Saturday, November 27, 2010

Florida Big Corps Have Mostly Paid Higher Amounts of State Corporate Income Taxes Than Big Corps in Other US States

In performing a quick review of SEC filings of large corps with an SEC State Location Code in Florida, I found no really huge Florida Corps, like I have in every other large State, and I only found seven fairly large Florida Corps with Total Consolidated Pretax Income of more than $4 bil each, for the most recent 12 years.

Below here is the effective state corporate income tax rates paid, which are computed by dividing the current state and local corporate income tax paid by the consolidated pretax income, both in total for the past twelve years for each of these seven fairly large Florida Corps. These seven Florida Corps below had a weighted average state corporate effective income tax rate paid of 3.22%, or only a 41% discount to Florida’s low current state corporate income tax rate of 5.50%.

….……………………...........................Current………………….......State
….…………………….............................State....Consolidated..Effective
….…………………….............................Tax………..Pretax…….Tax Rate
….…………………….............................Paid……...Income……….Paid
….……………….….............................(Millions of Dollars)

..7. Darden Restaurants....................216………4,895……......4.41%
..6. Health Management Associates..180.........4,089…….....4.40%
..5. Publix Super Markets…………......647.…….14,783…….....4.38%
..4. AutoNation……………………..........219.……...5,382*……....4.07%
..3. Fidelity National Finanical.........268**…...7,268……......3.69%
..2. CSX….........................................255……...12,133……......2.10%
..1. FPL Group..................................281***...15,603…….....1.80%

Total all 7………............................2,066…......64,153…….....3.22%

* Exclusive of Asset Impairment Charges of $2.1 bil
** Both current state income tax and deferred state tax expense combined
*** Also includes provision for unrecognized state income tax benefits

I have excluded Carnival Corporation from the above list of seven Florida large Corps. Carnival has an SEC State Location of Florida, but it was excluded from the Fortune Magazine rankings of the largest US corporations. Carnival made $19.1 bil of Total Consolidated Pretax Income in the past twelve years, but because of its special income tax exemptions, has paid very miniscule amounts of US federal and US state income taxes. Some people would call this a pretty healthy tax loophole.

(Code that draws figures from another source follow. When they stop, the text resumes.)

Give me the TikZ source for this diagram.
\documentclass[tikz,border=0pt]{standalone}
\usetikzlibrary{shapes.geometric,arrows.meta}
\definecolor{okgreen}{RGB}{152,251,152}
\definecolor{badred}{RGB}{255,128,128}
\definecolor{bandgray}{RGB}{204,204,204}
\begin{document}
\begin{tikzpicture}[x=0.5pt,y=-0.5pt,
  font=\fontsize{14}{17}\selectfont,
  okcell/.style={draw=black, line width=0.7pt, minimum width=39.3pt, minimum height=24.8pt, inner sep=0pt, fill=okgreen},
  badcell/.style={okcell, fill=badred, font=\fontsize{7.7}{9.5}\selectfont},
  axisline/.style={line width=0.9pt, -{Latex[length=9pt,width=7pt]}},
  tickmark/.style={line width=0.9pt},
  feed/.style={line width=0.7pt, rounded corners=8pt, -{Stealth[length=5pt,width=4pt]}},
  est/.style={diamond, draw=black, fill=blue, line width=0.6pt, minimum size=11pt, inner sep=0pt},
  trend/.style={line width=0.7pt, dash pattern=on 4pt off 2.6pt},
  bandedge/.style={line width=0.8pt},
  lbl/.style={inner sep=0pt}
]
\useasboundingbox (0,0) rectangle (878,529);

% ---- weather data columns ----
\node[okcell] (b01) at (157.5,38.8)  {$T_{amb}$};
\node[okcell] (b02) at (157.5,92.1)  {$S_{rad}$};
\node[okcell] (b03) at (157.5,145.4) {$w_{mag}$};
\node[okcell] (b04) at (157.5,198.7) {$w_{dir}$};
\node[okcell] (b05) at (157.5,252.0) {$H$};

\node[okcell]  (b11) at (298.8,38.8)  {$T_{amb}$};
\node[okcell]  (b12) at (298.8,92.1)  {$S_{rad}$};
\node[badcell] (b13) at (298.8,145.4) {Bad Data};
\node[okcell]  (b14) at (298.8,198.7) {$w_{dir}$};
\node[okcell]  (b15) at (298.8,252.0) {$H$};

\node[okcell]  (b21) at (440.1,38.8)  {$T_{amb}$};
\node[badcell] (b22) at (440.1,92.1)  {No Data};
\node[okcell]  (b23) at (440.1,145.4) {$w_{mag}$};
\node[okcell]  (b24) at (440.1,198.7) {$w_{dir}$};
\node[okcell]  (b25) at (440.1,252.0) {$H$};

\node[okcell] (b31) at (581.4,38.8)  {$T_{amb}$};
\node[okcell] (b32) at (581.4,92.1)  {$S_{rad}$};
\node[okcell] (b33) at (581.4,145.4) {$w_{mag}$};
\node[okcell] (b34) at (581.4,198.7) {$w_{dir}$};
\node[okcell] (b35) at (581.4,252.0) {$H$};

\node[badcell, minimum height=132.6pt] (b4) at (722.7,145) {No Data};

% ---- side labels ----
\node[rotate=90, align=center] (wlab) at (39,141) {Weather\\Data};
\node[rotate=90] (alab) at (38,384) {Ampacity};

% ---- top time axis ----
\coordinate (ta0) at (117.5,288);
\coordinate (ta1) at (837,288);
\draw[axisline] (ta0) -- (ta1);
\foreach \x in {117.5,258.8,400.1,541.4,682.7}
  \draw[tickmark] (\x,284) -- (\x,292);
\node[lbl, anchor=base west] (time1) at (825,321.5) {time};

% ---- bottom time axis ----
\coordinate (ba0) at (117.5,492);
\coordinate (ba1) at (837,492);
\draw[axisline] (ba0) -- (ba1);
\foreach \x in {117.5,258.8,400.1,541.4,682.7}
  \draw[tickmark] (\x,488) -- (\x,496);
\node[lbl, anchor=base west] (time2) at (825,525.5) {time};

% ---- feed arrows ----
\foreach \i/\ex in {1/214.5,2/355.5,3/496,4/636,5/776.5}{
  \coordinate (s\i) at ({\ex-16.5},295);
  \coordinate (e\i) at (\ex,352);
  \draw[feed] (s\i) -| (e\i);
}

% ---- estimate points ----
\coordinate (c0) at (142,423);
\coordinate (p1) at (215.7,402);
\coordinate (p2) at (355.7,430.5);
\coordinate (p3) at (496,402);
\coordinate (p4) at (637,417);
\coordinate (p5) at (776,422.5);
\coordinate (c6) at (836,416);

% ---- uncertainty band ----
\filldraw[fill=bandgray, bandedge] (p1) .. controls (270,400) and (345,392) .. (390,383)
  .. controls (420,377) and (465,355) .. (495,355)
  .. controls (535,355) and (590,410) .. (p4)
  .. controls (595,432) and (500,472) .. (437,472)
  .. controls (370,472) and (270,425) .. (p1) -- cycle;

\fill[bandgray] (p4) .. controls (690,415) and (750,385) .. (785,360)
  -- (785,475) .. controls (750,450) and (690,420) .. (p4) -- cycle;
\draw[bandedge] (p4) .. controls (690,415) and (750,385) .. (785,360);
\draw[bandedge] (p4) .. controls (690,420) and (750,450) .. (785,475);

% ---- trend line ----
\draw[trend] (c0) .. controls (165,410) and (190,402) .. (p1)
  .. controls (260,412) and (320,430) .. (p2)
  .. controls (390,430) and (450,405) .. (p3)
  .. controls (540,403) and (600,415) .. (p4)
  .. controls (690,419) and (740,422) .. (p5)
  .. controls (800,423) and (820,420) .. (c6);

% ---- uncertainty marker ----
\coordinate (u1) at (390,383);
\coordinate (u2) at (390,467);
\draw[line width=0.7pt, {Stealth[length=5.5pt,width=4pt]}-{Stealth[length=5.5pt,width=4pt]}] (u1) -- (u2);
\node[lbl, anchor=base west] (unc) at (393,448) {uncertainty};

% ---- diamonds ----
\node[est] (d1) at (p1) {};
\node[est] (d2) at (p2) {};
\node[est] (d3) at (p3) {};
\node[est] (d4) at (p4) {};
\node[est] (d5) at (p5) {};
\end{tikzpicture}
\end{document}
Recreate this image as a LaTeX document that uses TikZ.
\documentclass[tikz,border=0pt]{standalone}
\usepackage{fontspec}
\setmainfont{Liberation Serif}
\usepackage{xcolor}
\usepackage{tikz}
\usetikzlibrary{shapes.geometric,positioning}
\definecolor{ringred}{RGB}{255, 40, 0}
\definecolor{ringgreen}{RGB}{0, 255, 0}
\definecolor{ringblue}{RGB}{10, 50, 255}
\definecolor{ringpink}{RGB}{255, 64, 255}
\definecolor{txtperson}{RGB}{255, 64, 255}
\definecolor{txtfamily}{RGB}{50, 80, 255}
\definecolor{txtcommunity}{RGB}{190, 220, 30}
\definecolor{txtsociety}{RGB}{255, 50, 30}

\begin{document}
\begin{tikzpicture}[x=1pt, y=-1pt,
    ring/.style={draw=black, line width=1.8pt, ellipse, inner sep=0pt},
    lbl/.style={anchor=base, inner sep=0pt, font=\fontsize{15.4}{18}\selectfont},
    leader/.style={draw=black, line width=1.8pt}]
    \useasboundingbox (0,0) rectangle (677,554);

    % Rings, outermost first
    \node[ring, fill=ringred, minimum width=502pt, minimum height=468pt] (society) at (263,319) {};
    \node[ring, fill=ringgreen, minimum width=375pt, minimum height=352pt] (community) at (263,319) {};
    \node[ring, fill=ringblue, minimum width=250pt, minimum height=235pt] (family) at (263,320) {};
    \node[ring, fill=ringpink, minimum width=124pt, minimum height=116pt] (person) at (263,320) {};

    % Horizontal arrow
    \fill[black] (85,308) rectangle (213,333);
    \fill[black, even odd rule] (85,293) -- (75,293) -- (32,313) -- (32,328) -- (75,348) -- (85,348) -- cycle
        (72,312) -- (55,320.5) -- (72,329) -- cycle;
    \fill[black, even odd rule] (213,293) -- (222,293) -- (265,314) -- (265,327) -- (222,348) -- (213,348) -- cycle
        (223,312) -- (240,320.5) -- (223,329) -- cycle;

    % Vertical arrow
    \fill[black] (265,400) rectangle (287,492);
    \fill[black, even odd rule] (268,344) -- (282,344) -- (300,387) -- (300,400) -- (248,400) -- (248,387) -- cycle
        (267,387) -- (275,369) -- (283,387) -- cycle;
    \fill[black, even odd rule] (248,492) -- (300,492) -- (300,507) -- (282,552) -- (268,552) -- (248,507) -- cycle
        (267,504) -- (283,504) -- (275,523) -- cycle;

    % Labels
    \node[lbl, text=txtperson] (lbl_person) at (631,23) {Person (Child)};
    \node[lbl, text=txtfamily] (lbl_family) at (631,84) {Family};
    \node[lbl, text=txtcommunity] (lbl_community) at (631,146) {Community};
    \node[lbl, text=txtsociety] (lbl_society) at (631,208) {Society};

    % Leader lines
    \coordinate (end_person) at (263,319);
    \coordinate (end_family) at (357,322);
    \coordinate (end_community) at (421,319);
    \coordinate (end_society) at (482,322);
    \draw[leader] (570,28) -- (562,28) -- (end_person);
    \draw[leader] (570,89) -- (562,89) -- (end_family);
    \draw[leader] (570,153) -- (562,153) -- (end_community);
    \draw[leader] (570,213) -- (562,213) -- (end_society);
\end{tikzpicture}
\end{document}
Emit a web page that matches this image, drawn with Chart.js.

I have also excluded Royal Caribbean Cruises from the above list for the same reason that Carnival was excluded. Royal Caribbean Cruises made $5.2 bil of Total Consolidated Pretax Income in the past twelve years, and like Carnival, also had special income tax exemptions.

If both Carnival Corporation and Royal Caribbean Cruises were added to the above list of seven large Florida Corps, the State Tax Paid number would remain unchanged, the Pretax Income number increases to $88,374 mil, and the Effective State Corporate Income Tax Rate Paid decreases from 3.22% to only 2.34%, which is a 57% discount to Florida's state corporate income tax rate of 5.50%.

I think it makes much more sense to balance a State’s severely stressed budget by closing some of the huge Big Corp State Corporate Income Tax Loopholes, rather than by either drastically reducing critical state services like education and citizen protection, or by significantly increasing state university tuition.

Also, I think it makes sense to use some of the funds from the closing of these larger Corp State Income Tax Loopholes to provide some wise, highly stimulative, directly-targeted, job-creating tax incentives to small and medium-sized businesses.

For maximum positive effect to the US economy and to US job creation, I think the US government should let businesses have a choice on the capital expenditures they make.....they could either take 100% first year expensing, or they could instead choose a refundable investment tax credit. In the Florida Gulf Region directly impacted by the Gulf Oil spill, I think I would give bonus investment tax credit percentages for capital expenditures made, and I would also give bonus tax depreciation for real property additions made in the rental property, retail, lodging and leisure industries.